OFFLOAD: Systems for Survival is a network and systems art event focusing on themes of nature, sustainability and ecology. The event brought together international and national artists and practitioners interested in creating work that used new and existing media to critically comment on social and ecological systems.
OFFLOAD took place in Bristol in 2007 with additional events and ‘offshoots’ happening in 2008.
According to Gregory Bateson (anthropologist and cyberneticist) the basic unit of survival is the ‘flexible organism-in-its-environment’ (Steps to an Ecology of Mind, 1972, p. 457). Drawing on Bateson’s work, the focus for OFFLOAD is on ‘Systems for Survival’. OFFLOAD will focus on work, which visualises, reflects, comments on and/or extends the systems or networks we live and operate within. Emphasis will be placed on interactive, event and durational based work, which evolves or emerges over time and requires audience participation.

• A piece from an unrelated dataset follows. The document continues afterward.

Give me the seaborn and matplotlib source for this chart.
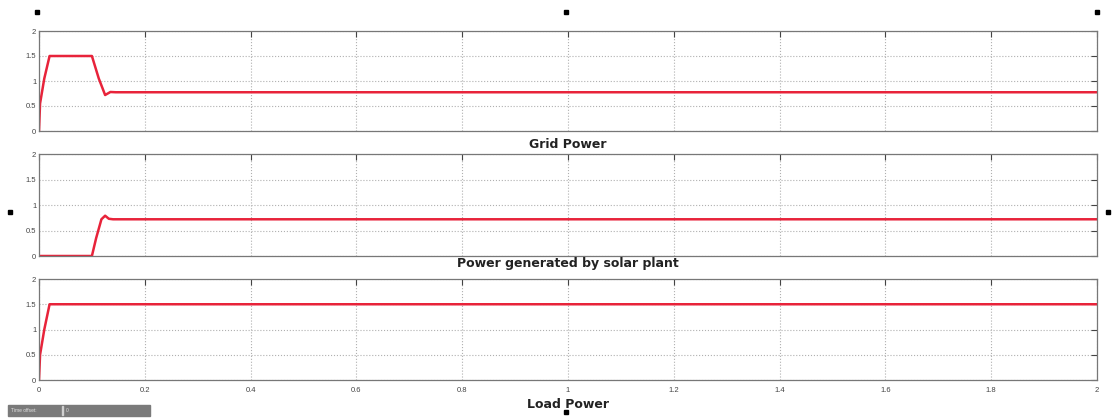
import pandas as pd
import matplotlib
matplotlib.use("Agg")
import matplotlib.pyplot as plt
import seaborn as sns
from matplotlib.patches import Rectangle

# Data
t_grid = [0, 0.002, 0.01, 0.02, 0.1, 0.113, 0.125, 0.135, 0.145, 2.0]
p_grid = [0, 0.55, 1.05, 1.5, 1.5, 1.05, 0.72, 0.78, 0.775, 0.775]

t_solar = [0, 0.1, 0.108, 0.118, 0.125, 0.132, 0.14, 2.0]
p_solar = [0, 0, 0.35, 0.72, 0.79, 0.73, 0.72, 0.72]

t_load = [0, 0.002, 0.01, 0.02, 2.0]
p_load = [0, 0.5, 1.0, 1.5, 1.5]

titles = ["Grid Power", "Power generated by solar plant", "Load Power"]
x_ticks = [0, 0.2, 0.4, 0.6, 0.8, 1, 1.2, 1.4, 1.6, 1.8, 2]
x_tick_labels = ["0", "0.2", "0.4", "0.6", "0.8", "1", "1.2", "1.4", "1.6", "1.8", "2"]
y_ticks = [0, 0.5, 1, 1.5, 2]
y_tick_labels = ["0", "0.5", "1", "1.5", "2"]

sns.set_style("white")
plt.rcParams["font.family"] = ["Liberation Sans", "DejaVu Sans"]

W, H = 1113, 419
fig = plt.figure(figsize=(W / 100, H / 100), dpi=100)

# axes boxes in pixels: (top, bottom), and title centre heights
boxes = [(31, 131), (154, 256), (279, 380)]
title_y = [145, 264, 404]
left, right = 39, 1097
series = [(t_grid, p_grid), (t_solar, p_solar), (t_load, p_load)]

for i, ((top, bot), (tt, pp)) in enumerate(zip(boxes, series)):
    ax = fig.add_axes([left / W, 1 - bot / H, (right - left) / W, (bot - top) / H])
    df = pd.DataFrame({"t": tt, "p": pp})
    sns.lineplot(data=df, x="t", y="p", ax=ax, color="#e8233a", linewidth=1.8)
    ax.set_xlim(0, 2)
    ax.set_ylim(0, 2)
    ax.set_xticks(x_ticks)
    ax.set_yticks(y_ticks)
    ax.set_yticklabels(y_tick_labels)
    if i == 2:
        ax.set_xticklabels(x_tick_labels)
    else:
        ax.set_xticklabels([])
    ax.tick_params(direction="in", length=4, width=0.8, labelsize=5.5,
                   top=True, right=True, colors="#444444", pad=2)
    ax.tick_params(axis="x", pad=5)
    ax.grid(True, linestyle=":", color="#b0b0b0", linewidth=0.8)
    for s in ax.spines.values():
        s.set_color("#777777")
        s.set_linewidth(0.9)
    ax.set_xlabel("")
    ax.set_ylabel("")
    fig.text(568 / W, 1 - title_y[i] / H, titles[i], ha="center", va="center",
             fontsize=9, fontweight="bold", color="#222222",
             family=["DejaVu Sans"])

# figure selection handles and the time offset bar
for (x, y) in [(37, 12), (566, 12), (1097, 12), (10, 212), (1108, 212), (566, 412)]:
    fig.patches.append(Rectangle(((x - 2) / W, 1 - (y + 2) / H), 4 / W, 4 / H,
                                 transform=fig.transFigure, color="black"))
fig.patches.append(Rectangle((8 / W, 1 - 416 / H), 142 / W, 11 / H,
                             transform=fig.transFigure, color="#7a7a7a"))
fig.patches.append(Rectangle((62 / W, 1 - 415 / H), 1 / W, 9 / H,
                             transform=fig.transFigure, color="#d0d0d0"))
fig.text(11 / W, 1 - 410.5 / H, "Time offset:", fontsize=3.5, color="#e0e0e0", va="center")
fig.text(66 / W, 1 - 410.5 / H, "0", fontsize=3.5, color="#e0e0e0", va="center")

fig.savefig("out.png", dpi=100)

OFFLOAD will focus on the following themes:
HEALTH, WEALTH AND PLAY
In 2012 the Olympic games will be held for the third time in the UK. This event is in part providing a focus and space for rethinking our relationship with our health and wellbeing. Linking sport and fitness with the Darwinian concept of survival of the fittest provides a sub-theme concerned with concepts of adaptability and flexibility.
How do our technically mediated forms of work, play and living extend, constrain or support our ways of being? What are the values and inherent meanings behind notions of health, wealth and play? What do we consider to be the balance between them?
TRADE, NETWORK AND NOMADS
Our second sub-theme refers to ideas around globalisation, transfer and the economies of goods, knowledge, objects, planets, animals and people. Within this strand we are focusing on trade agreements that are currently in place around carbon emissions and climate change. This strand connects to the first sub-theme by extending the concept of survival to focus on exchange and how our methods of exchange and adaptability in this area help us to survive. Emphasis will be on work which bridges virtual, online and real worlds. In particular we are interested in work which addresses whether virtual traffic simply replicates existing problems or provides alternative solutions and examines systems, infrastructures and/or architectures for exchange and transfer and the implications such networks have for our lives.